Without boring you with the boring past too much, the area was what was known a “shithole” – a dying breed in gentrifying central Bristol, I know.

But where there’s shit there are also flies. And at risk of disparaging most of central Bristol those flies are artists.

Buzzing about looking for inspiration for their lofty poetry or poor drawing skills they buzzed to Stokes Croft because it was cheap and their rich parents hadn’t put out with inheritance yet.

And fair play to them. They injected some vibrancy and colour. They literally painted the place (see Banksy etc).

Like true modern-day urban trailblazers they came, they saw, they conquered, they were followed by people who thought it was edgy – and estate agents did the rest.

And that’s where the story ends. Or should end. Like most up-and-coming places before Stokes Croft, you now can’t move for cafes, new bars and diners selling the same overpriced food (except Slix, I will not have a bad word said against it).

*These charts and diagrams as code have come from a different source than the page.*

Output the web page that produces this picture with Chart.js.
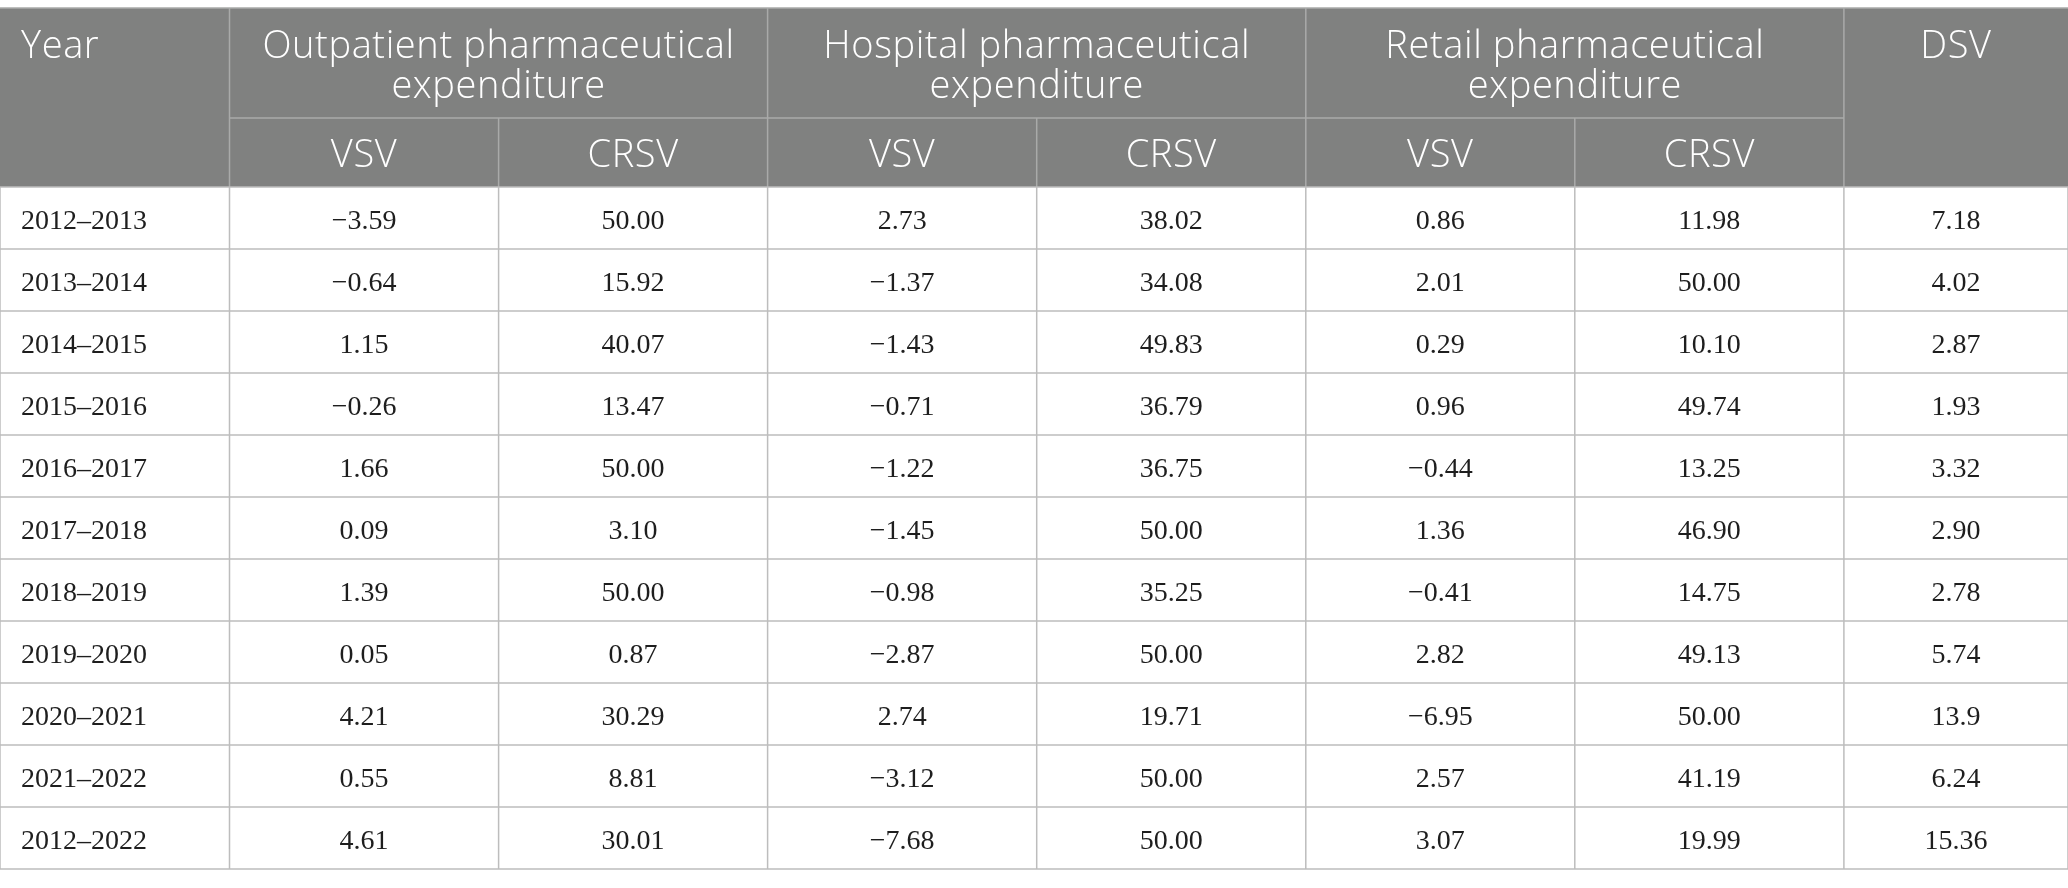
<!DOCTYPE html>
<html>
<head>
<meta charset="utf-8">
<script src="https://cdn.jsdelivr.net/npm/chart.js@4.4.1/dist/chart.umd.min.js"></script>
<style>
  html, body { margin: 0; padding: 0; background: #fff; }
  #wrap { width: 2068px; height: 888px; position: relative; }
</style>
</head>
<body>
<div id="wrap"><canvas id="chart-table"></canvas></div>
<script>
// table data
const YEARS = ["2012–2013", "2013–2014", "2014–2015", "2015–2016", "2016–2017", "2017–2018",
  "2018–2019", "2019–2020", "2020–2021", "2021–2022", "2012–2022"];
const OUTPATIENT_VSV = [-3.59, -0.64, 1.15, -0.26, 1.66, 0.09, 1.39, 0.05, 4.21, 0.55, 4.61];
const OUTPATIENT_CRSV = [50.00, 15.92, 40.07, 13.47, 50.00, 3.10, 50.00, 0.87, 30.29, 8.81, 30.01];
const HOSPITAL_VSV = [2.73, -1.37, -1.43, -0.71, -1.22, -1.45, -0.98, -2.87, 2.74, -3.12, -7.68];
const HOSPITAL_CRSV = [38.02, 34.08, 49.83, 36.79, 36.75, 50.00, 35.25, 50.00, 19.71, 50.00, 50.00];
const RETAIL_VSV = [0.86, 2.01, 0.29, 0.96, -0.44, 1.36, -0.41, 2.82, -6.95, 2.57, 3.07];
const RETAIL_CRSV = [11.98, 50.00, 10.10, 49.74, 13.25, 46.90, 14.75, 49.13, 50.00, 41.19, 19.99];
const DSV = [7.18, 4.02, 2.87, 1.93, 3.32, 2.90, 2.78, 5.74, 13.9, 6.24, 15.36];
const DSV_DECIMALS = [2, 2, 2, 2, 2, 2, 2, 2, 1, 2, 2];

const GROUP_LABELS = [
  ["Outpatient pharmaceutical", "expenditure"],
  ["Hospital pharmaceutical", "expenditure"],
  ["Retail pharmaceutical", "expenditure"],
];
const SUB_LABELS = ["VSV", "CRSV"];

// layout (x scale units = px of the 2068 wide table)
const COL_EDGES = [0, 229.5, 498.6, 767.6, 1036.7, 1305.8, 1574.8, 1843.9, 2068];
const HEADER_TOP = 8;
const HEADER_SPLIT = 118;
const HEADER_BOTTOM = 187;

const HEADER_BG = "#808180";
const HEADER_LINE = "#a9aaa9";
const GRID = "#bdbdbd";
const BODY_TEXT = "#1e1e1e";
const HEAD_FONT = '300 38px "Open Sans"';
const BODY_FONT = '28px "Liberation Serif"';

const fmt = (v, d = 2) => (v < 0 ? "\u2212" : "") + Math.abs(v).toFixed(d);
const colCenter = (c) => (COL_EDGES[c] + COL_EDGES[c + 1]) / 2;

const valueColumns = [OUTPATIENT_VSV, OUTPATIENT_CRSV, HOSPITAL_VSV, HOSPITAL_CRSV, RETAIL_VSV, RETAIL_CRSV, DSV];

const datasets = [
  {
    label: "Year",
    data: YEARS.map((y) => ({ x: COL_EDGES[0], y, text: y })),
    align: "left",
  },
  ...valueColumns.map((vals, c) => ({
    label: "col" + (c + 1),
    data: vals.map((v, i) => ({
      x: colCenter(c + 1),
      y: YEARS[i],
      text: fmt(v, vals === DSV ? DSV_DECIMALS[i] : 2),
    })),
    align: "center",
  })),
].map((d) => ({ ...d, pointRadius: 0, pointHoverRadius: 0 }));

const tablePlugin = {
  id: "tablePlugin",
  beforeDraw(chart) {
    const { ctx, width, height } = chart;
    const x = chart.scales.x;
    const y = chart.scales.y;
    const px = (v) => x.getPixelForValue(v);
    ctx.save();
    ctx.fillStyle = "#fff";
    ctx.fillRect(0, 0, width, height);

    // header block
    const left = px(COL_EDGES[0]);
    const right = px(COL_EDGES[COL_EDGES.length - 1]);
    ctx.fillStyle = HEADER_BG;
    ctx.fillRect(left, HEADER_TOP, right - left, HEADER_BOTTOM - HEADER_TOP);

    ctx.strokeStyle = HEADER_LINE;
    ctx.lineWidth = 1.5;
    ctx.beginPath();
    ctx.moveTo(left, HEADER_TOP);
    ctx.lineTo(right, HEADER_TOP);
    // group separators (full height)
    [1, 3, 5, 7].forEach((c) => {
      ctx.moveTo(px(COL_EDGES[c]), HEADER_TOP);
      ctx.lineTo(px(COL_EDGES[c]), HEADER_BOTTOM);
    });
    // sub column separators
    [2, 4, 6].forEach((c) => {
      ctx.moveTo(px(COL_EDGES[c]), HEADER_SPLIT);
      ctx.lineTo(px(COL_EDGES[c]), HEADER_BOTTOM);
    });
    ctx.moveTo(px(COL_EDGES[1]), HEADER_SPLIT);
    ctx.lineTo(px(COL_EDGES[7]), HEADER_SPLIT);
    ctx.stroke();

    // header text
    ctx.fillStyle = "#fff";
    ctx.font = HEAD_FONT;
    ctx.letterSpacing = "0.6px";
    ctx.textBaseline = "alphabetic";
    const line1 = 58;
    const line2 = 97.5;
    ctx.textAlign = "left";
    ctx.fillText("Year", px(COL_EDGES[0]) + 21, line1);
    ctx.textAlign = "center";
    GROUP_LABELS.forEach((lines, g) => {
      const cx = (px(COL_EDGES[1 + g * 2]) + px(COL_EDGES[3 + g * 2])) / 2;
      ctx.fillText(lines[0], cx, line1);
      ctx.fillText(lines[1], cx, line2);
      SUB_LABELS.forEach((s, k) => {
        ctx.fillText(s, px(colCenter(1 + g * 2 + k)), 167);
      });
    });
    ctx.fillText("DSV", px(colCenter(7)), line1);
    ctx.letterSpacing = "0px";

    // body grid
    ctx.strokeStyle = GRID;
    ctx.lineWidth = 1.5;
    ctx.beginPath();
    for (let i = 0; i <= YEARS.length; i++) {
      const yy = y.getPixelForValue(i - 0.5);
      ctx.moveTo(left, yy);
      ctx.lineTo(right, yy);
    }
    COL_EDGES.forEach((e) => {
      ctx.moveTo(px(e), y.getPixelForValue(-0.5));
      ctx.lineTo(px(e), y.getPixelForValue(YEARS.length - 0.5));
    });
    ctx.stroke();
    ctx.restore();
  },
  afterDatasetsDraw(chart) {
    const { ctx } = chart;
    ctx.save();
    ctx.font = BODY_FONT;
    ctx.fillStyle = BODY_TEXT;
    ctx.textBaseline = "alphabetic";
    chart.data.datasets.forEach((ds, d) => {
      const meta = chart.getDatasetMeta(d);
      ctx.textAlign = ds.align;
      meta.data.forEach((pt, i) => {
        const tx = ds.align === "left" ? pt.x + 21 : pt.x;
        ctx.fillText(ds.data[i].text, tx, pt.y + 11);
      });
    });
    ctx.restore();
  },
};

new Chart(document.getElementById("chart-table"), {
  type: "scatter",
  data: { datasets },
  options: {
    responsive: true,
    maintainAspectRatio: false,
    animation: false,
    events: [],
    layout: { padding: { top: HEADER_BOTTOM, bottom: 888 - 869, left: 0, right: 0 } },
    scales: {
      x: { type: "linear", display: false, min: COL_EDGES[0], max: COL_EDGES[COL_EDGES.length - 1] },
      y: { type: "category", labels: YEARS, display: false, offset: true },
    },
    plugins: { legend: { display: false }, tooltip: { enabled: false } },
  },
  plugins: [tablePlugin],
});
</script>
</body>
</html>
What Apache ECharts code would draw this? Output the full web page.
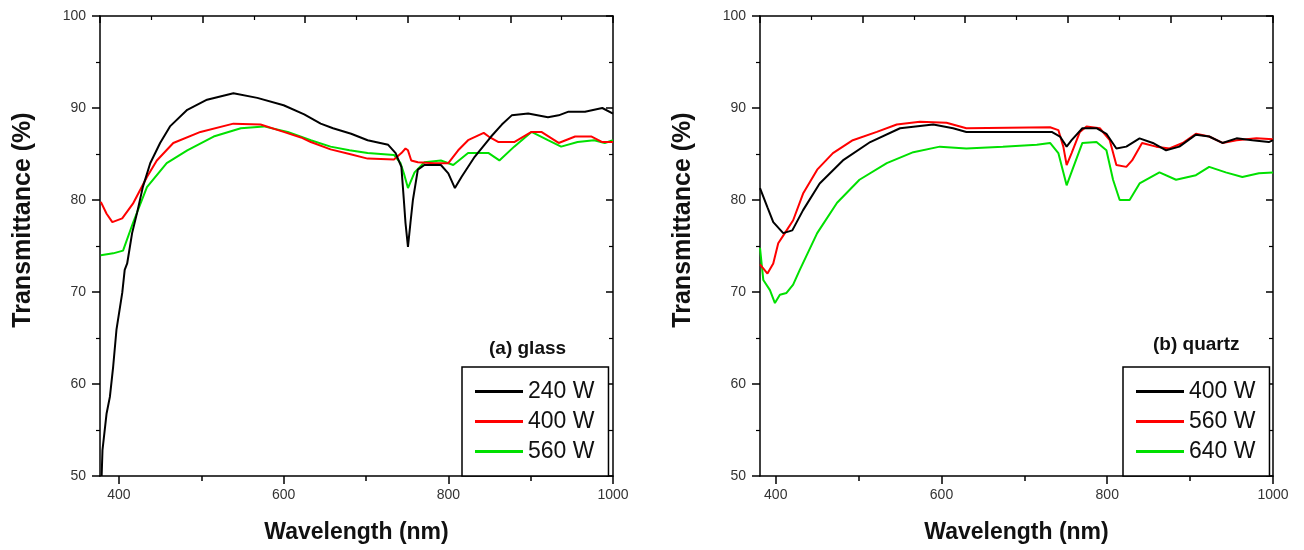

Slix: One of the only good things left in Stokes Croft?

But where other neighbourhoods grow and develop with the natural desires of their changing demographics, Stokes Croft still tries (oh, how it tries) to hang on for that last little bit of something.

You can see it in the People’s Republic of Stokes Croft china shop, you can hear it from the top floors of Hamilton House where what’s left of the great unwashed are yoga stomping (or whatever the latest con is) and you can read all about it in the pages of the city’s great left-wing tabloid, the Bristol Cable.

I don’t want to drift too far in to conspiracy territory (leave that for the Cable), but I’d say the council are even in on it. The place is regularly left filthy.

So what’s the point in this stream of consciousness (congratulations for reading this far, by the way)?

I once got mugged on Stokes Croft. But I wouldn’t dream of it today. (Although I was charged £4.80 for a beer the other day).

And soon the spot where the guy pulled up in his car and pulled a knife on me for £20 will be directly under the gazes of those lucky enough to move into luxury accommodation which is soon to appear in the long-derelict Carriageworks.

And however hard what’s left of the trailblazers try, the full powers of gentrification will have engulfed this little street.

Even the graffiti here has now been hijacked, as was brilliantly pointed out on these very opinion pages by king of Stokes Croft himself, Chris Chalkley, who thankfully saw irony in Dr Martens painting an advert among the genuine street art.

And only this week a major political campaign pushed the Remain message in the guise of the type of genuine political street art that has helped make Stokes Croft a must-see tourist stop on a city break.

I lost count of the number of times someone wrote on social media that the piece was “so Bristol”. Wrong. It’s not so Bristol. It’s so a reflection of the invigorating irreverence of what Stokes Croft perhaps once was all about but now only aspires to be.